Herein lies the anticipation factor. Hauser can’t be sure that Hield is looking to skip the ball to Nwora, but he has to expect it, especially if he wants to deflect or secure the rock. Sure enough, Hield sees Nwora sitting open on the weakside corner and looks to make the pass. Stolen.
In every sport, setting traps is part of an elite defense, and while I’m not saying that the steal was courtesy of a well-laid trap, there is a very good chance that is the case.
I’ve added this final clip in for the vibes. Robert Williams is back, baby, and the Pacers game was arguably his best performance of the season. So, for Haliburton to be so brazen as to attempt an over-the-top pass on one of the most athletic bigs in the NBA, only for the ball to be stolen and Williams to bring it over halfcourt — it’s the stuff Celtics fans dream of.
Throughout the six-game road trip, there were plenty of moments where Boston’s defense appeared to be lackluster and unreliable when the pressure was on, with multiple blown leads the perfect evidence. However, in the last two outings, we’ve seen a version of the Celtics that we became incredibly accustomed to this time last year. The effort, hustle, and desire have all been evident, so if that is what we’re going to see moving forward, we could be witnessing the next evolution in this team’s defensive identity; but that will be up for discussion further down the line, not after a two-game sample size.

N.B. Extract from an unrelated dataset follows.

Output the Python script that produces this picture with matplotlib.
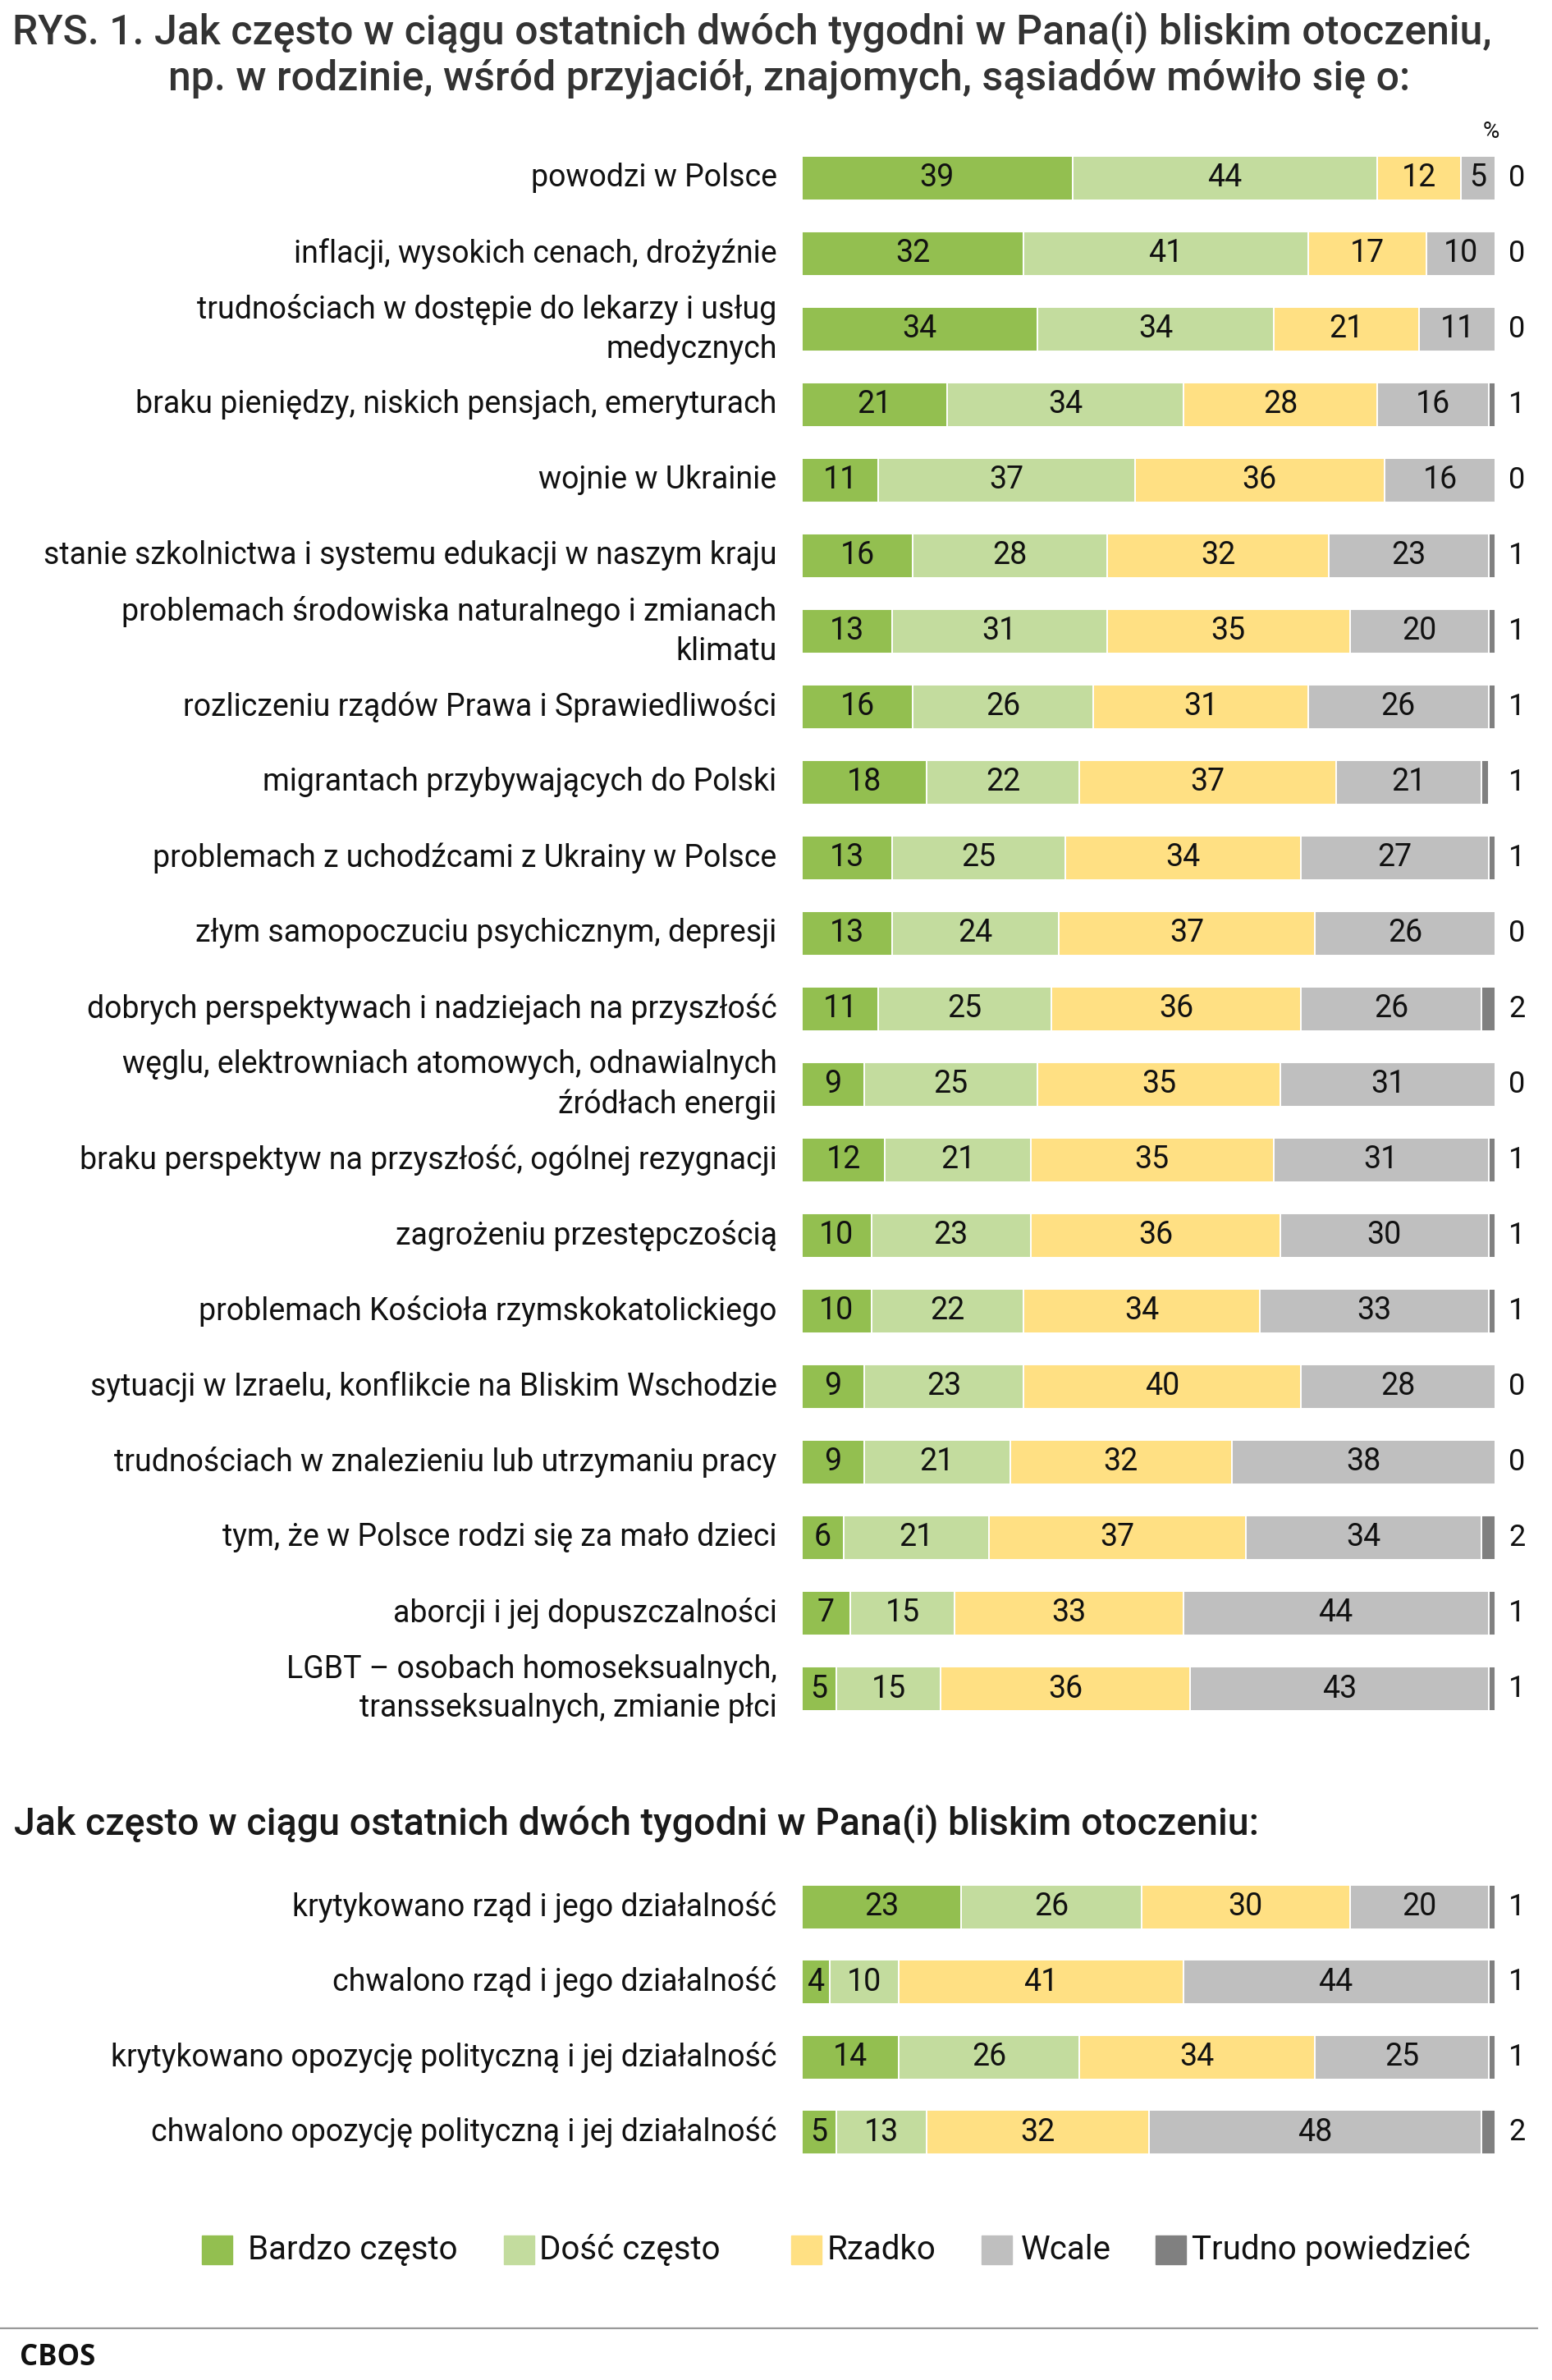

Still, with just eight games remaining in the regular season, there are some good signs and reasons to be excited for what’s to come. Hopefully, the Celtics can continue to build upon their rearguard performances of the last two games when they face the San Antonio Spurs on Sunday evening. After all, the Celtics have been taught these tough lessons in the past; maybe now it’s time for the student to assume the role of teacher and reap the rewards that graduating tends to offer.